Microscopic Features Across L Chondrites

Chondrules

• Textures:
  • Porphyritic: Large crystals within a finer matrix.
  • Barred Olivine: Parallel olivine bars.
  • Radial Pyroxene: Radiating pyroxene crystals.
• Alteration:
  • Glass to Crystalline Transition: Glassy mesostasis recrystallizes into feldspar with increasing metamorphism.

Metal and Sulfide Phases

• Iron-Nickel Metal Grains:
  • Kamacite and Taenite: Distinguished by their nickel content.
  • Appearance: Reflective under reflected light; may show Widmanstätten patterns in larger grains.
• Troilite (FeS):
  • Appearance: Opaque, metallic grains.

Shock Features

• Fractures and Veins: Indicate mechanical stress from impacts.
• Undulatory Extinction: Wavy extinction patterns under cross-polarized light.
• Planar Deformation Features: Microscopic planar features in minerals.

Accessory Minerals

• Chromite (FeCr₂O₄):
  • Appearance: Small, opaque grains.
• Apatite and Merrillite:
  • Phosphate Minerals: Present in minor amounts.

Weathering Effects

• Oxidation:
  • Iron Oxides: Reddish-brown staining due to terrestrial weathering.
• Hydration Minerals:
  • Clay Formation: From alteration of silicates.

Scientific Significance

Insights into the Early Solar System

• Primitive Materials: Especially in L3 chondrites, containing presolar grains.
• Chondrule Formation: Studying chondrules helps understand rapid heating and cooling processes.

Thermal Metamorphism and Parent Body Processes

• Internal Heating: Caused by radioactive decay, leading to metamorphism.
• Parent Body Structure: Variations in metamorphic grade suggest differences in depth within the parent asteroid.

Impact History

• Shock Features: Provide evidence of collisional events affecting the asteroid belt.
• Breakup Event: The increase in L chondrite falls around 470 million years ago indicates a significant asteroid collision.

Comparative Planetology

• Asteroid-Meteorite Connection: Links between L chondrites and specific asteroids enhance understanding of asteroid compositions.
• Solar System Evolution: L chondrites record processes from over 4.5 billion years ago.

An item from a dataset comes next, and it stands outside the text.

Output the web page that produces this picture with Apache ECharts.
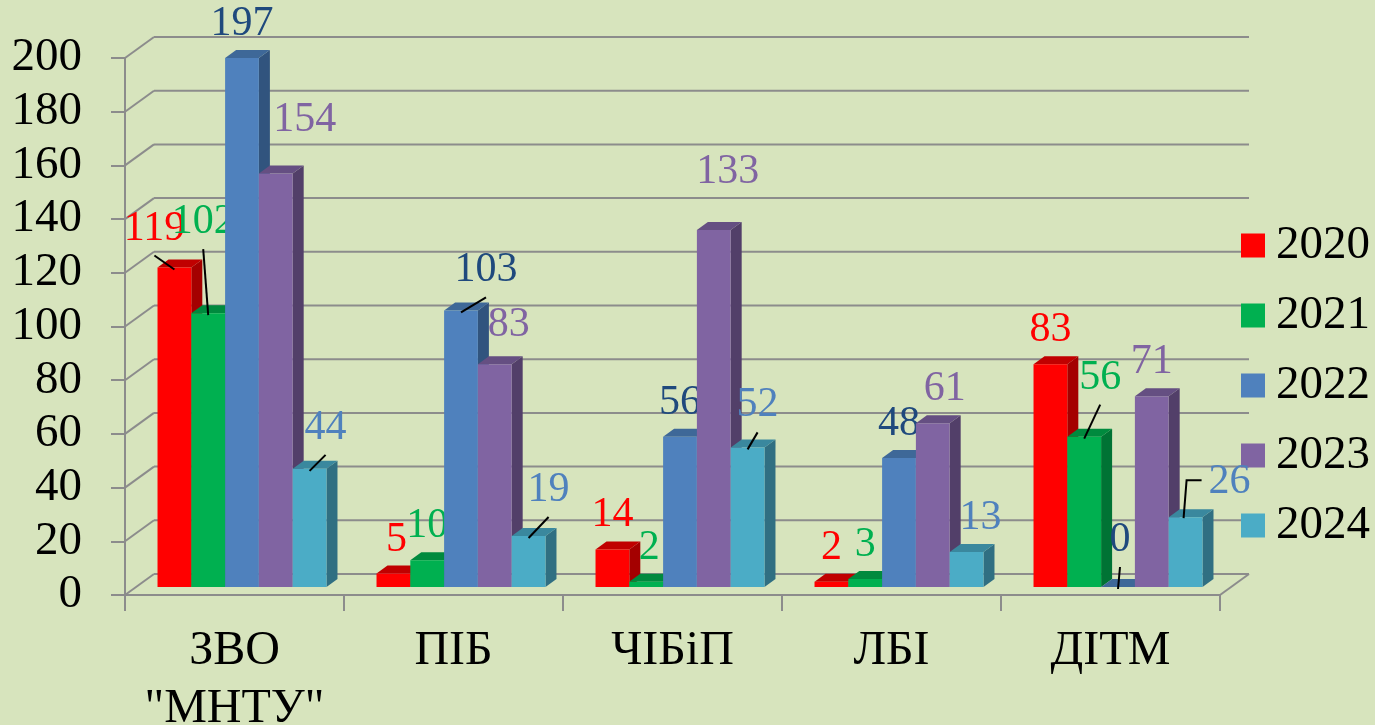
<!DOCTYPE html>
<html>
<head>
<meta charset="utf-8">
<script src="https://cdn.jsdelivr.net/npm/echarts@6/dist/echarts.min.js"></script>
<style>
html,body{margin:0;padding:0;background:#D7E4BD;}
#chart{width:1375px;height:725px;}
</style>
</head>
<body>
<div id="chart"></div>
<script>
// ---- data ----
const categories = ['ЗВО\n"МНТУ"', 'ПІБ', 'ЧІБіП', 'ЛБІ', 'ДІТМ'];
const years = ['2020', '2021', '2022', '2023', '2024'];
const v2020 = [119, 5, 14, 2, 83];
const v2021 = [102, 10, 2, 3, 56];
const v2022 = [197, 103, 56, 48, 0];
const v2023 = [154, 83, 133, 61, 71];
const v2024 = [44, 19, 52, 13, 26];
const yTicks = [0, 20, 40, 60, 80, 100, 120, 140, 160, 180, 200];
const seriesValues = [v2020, v2021, v2022, v2023, v2024];

// ---- styling / layout ----
const faceColors = [
  ['#FF0000', '#C00000', '#A40000'],
  ['#00B050', '#008A3E', '#007334'],
  ['#4F81BD', '#3E6898', '#31547E'],
  ['#8064A2', '#654F82', '#523F69'],
  ['#4BACC6', '#3A889E', '#306F82']
];
const labelColors = ['#FF0000', '#00B050', '#1F497D', '#8064A2', '#4F81BD'];
// label nudges [dx, dy, leaderType] per series per category (manual label placement)
const labelNudge = [
  [[-20, -5, 1], [3, 0, 0], [0, 0, 0], [0, 0, 0], [0, 0, 0]],
  [[-5, -57, 1], [0, 0, 0], [3, 0, 0], [0, 0, 0], [16, -25, 1]],
  [[0, 0, 0], [25, -6, 1], [0, 0, 0], [0, 0, 0], [2, -13, 1]],
  [[29, -20, 0], [14, -5, 0], [14, -24, 0], [12, 0, 0], [0, 0, 0]],
  [[16, -7, 1], [20, -12, 1], [10, -8, 1], [14, 0, 0], [44, -1, 2]]
];
const FONT = '"Liberation Serif", "Times New Roman", serif';
const GRID_COLOR = '#8C8C8C';
const WALL_DX = 29, WALL_DY = 21;
const BAR_DX = 11, BAR_DY = 8;

const chart = echarts.init(document.getElementById('chart'), null, {renderer: 'canvas'});

function barRender(s) {
  return function (params, api) {
    const c = api.value(0), v = api.value(1);
    const band = api.size([1, 0])[0];
    const k = band / 219;
    const w = band * 0.1543;
    const p = api.coord([c, v]);
    const b = api.coord([c, 0]);
    const x0 = p[0] + 7.5 * k + (s - 2.5) * w;
    const x1 = x0 + w;
    const ty = p[1] - BAR_DY;
    const by = b[1] - BAR_DY;
    const fc = faceColors[s];
    const children = [
      {type: 'polygon', shape: {points: [[x1, ty], [x1 + BAR_DX, ty - BAR_DY], [x1 + BAR_DX, by - BAR_DY], [x1, by]]}, style: {fill: fc[2]}},
      {type: 'polygon', shape: {points: [[x0, ty], [x1, ty], [x1 + BAR_DX, ty - BAR_DY], [x0 + BAR_DX, ty - BAR_DY]]}, style: {fill: fc[1]}},
      {type: 'rect', shape: {x: x0, y: ty, width: w, height: by - ty}, style: {fill: fc[0]}}
    ];
    const nd = labelNudge[s][c];
    const bx = (x0 + x1) / 2;
    const lx = bx + nd[0];
    const ly = ty - 34 + nd[1];
    const txt = String(v);
    if (nd[2] === 1) {
      children.push({type: 'line', shape: {x1: bx, y1: ty + 2, x2: lx, y2: ly + 27}, style: {stroke: '#000', lineWidth: 2}});
    } else if (nd[2] === 2) {
      const tw = txt.length * 21;
      children.push({type: 'polyline', shape: {points: [[bx - 2, ty + 1], [bx + 1, ly - 2], [lx - tw / 2 - 7, ly - 2]]}, style: {stroke: '#000', lineWidth: 2, fill: null}});
    }
    children.push({type: 'text', x: lx, y: ly, style: {text: txt, fill: labelColors[s], font: '42px ' + FONT, textAlign: 'center', textVerticalAlign: 'middle'}, z2: 10});
    return {type: 'group', children: children};
  };
}

function wallRender(params, api) {
  const t = api.value(1);
  const y = api.coord([0, t])[1];
  const cs = params.coordSys;
  const L = cs.x, R = cs.x + cs.width;
  const st = {stroke: GRID_COLOR, lineWidth: 2};
  const children = [
    {type: 'line', shape: {x1: L, y1: y, x2: L + WALL_DX, y2: y - WALL_DY}, style: st},
    {type: 'line', shape: {x1: L + WALL_DX, y1: y - WALL_DY, x2: R + WALL_DX, y2: y - WALL_DY}, style: st}
  ];
  if (t === 0) {
    children.push({type: 'line', shape: {x1: R, y1: y, x2: R + WALL_DX, y2: y - WALL_DY}, style: st});
  }
  return {type: 'group', children: children};
}

const series = [{
  type: 'custom',
  name: 'walls',
  renderItem: wallRender,
  data: yTicks.map(t => [0, t]),
  z: 1,
  silent: true,
  clip: false
}];
years.forEach((yname, s) => {
  series.push({
    type: 'custom',
    name: yname,
    renderItem: barRender(s),
    data: seriesValues[s].map((v, i) => [i, v]),
    itemStyle: {color: faceColors[s][0]},
    z: 2 + s,
    clip: false
  });
});

chart.setOption({
  backgroundColor: '#D7E4BD',
  animation: false,
  grid: {left: 125, right: 155, top: 58, bottom: 130, containLabel: false, outerBoundsMode: 'none'},
  legend: {
    data: years,
    orient: 'vertical',
    left: 1241,
    top: 222,
    padding: 0,
    icon: 'rect',
    itemWidth: 24,
    itemHeight: 24,
    itemGap: 23,
    textStyle: {fontFamily: FONT, fontSize: 47, color: '#000', lineHeight: 46, padding: [0, 0, 0, 6]}
  },
  xAxis: {
    type: 'category',
    data: categories,
    axisLine: {lineStyle: {color: GRID_COLOR, width: 2}},
    axisTick: {show: true, length: 16, lineStyle: {color: GRID_COLOR, width: 2}},
    axisLabel: {interval: 0, fontFamily: FONT, fontSize: 48, color: '#000', lineHeight: 58, margin: 27}
  },
  yAxis: {
    type: 'value',
    min: 0,
    max: 200,
    interval: 20,
    axisLine: {show: true, lineStyle: {color: GRID_COLOR, width: 2}},
    axisTick: {show: true, length: 14, lineStyle: {color: GRID_COLOR, width: 2}},
    splitLine: {show: false},
    axisLabel: {fontFamily: FONT, fontSize: 47, color: '#000', margin: 43}
  },
  series: series
});
</script>
</body>
</html>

Notable L Chondrite Meteorites

NWA 13144

• Type: L5 chondrite melt breccia.
• Features: Displays impact-induced melting and brecciation.
• Significance: Provides insights into thermal and collisional history.

Bruderheim

• Type: L6 chondrite.
• Features: Fell in Canada in 1960; known for its completeness and freshness.
• Significance: Offers data on high-grade metamorphism.

Pultusk

• Type: L6 chondrite.
• Features: Fell in Poland in 1868; one of the largest meteorite showers.
• Significance: Historical importance and abundance of specimens.

L (Low iron) chondrite meteorites are a vital class of ordinary chondrites that provide a window into the early solar system’s formation and the processes that have shaped asteroidal bodies. Their varying degrees of thermal metamorphism, reflected in the petrologic types from L3 to L6, allow scientists to study the progressive changes resulting from internal heating and impact events. By examining L chondrites under a light microscope, researchers can observe the intricate details of chondrules, mineral compositions, and textural transformations, enhancing our understanding of planetary differentiation, collisional history, and the dynamic environment of the early solar system.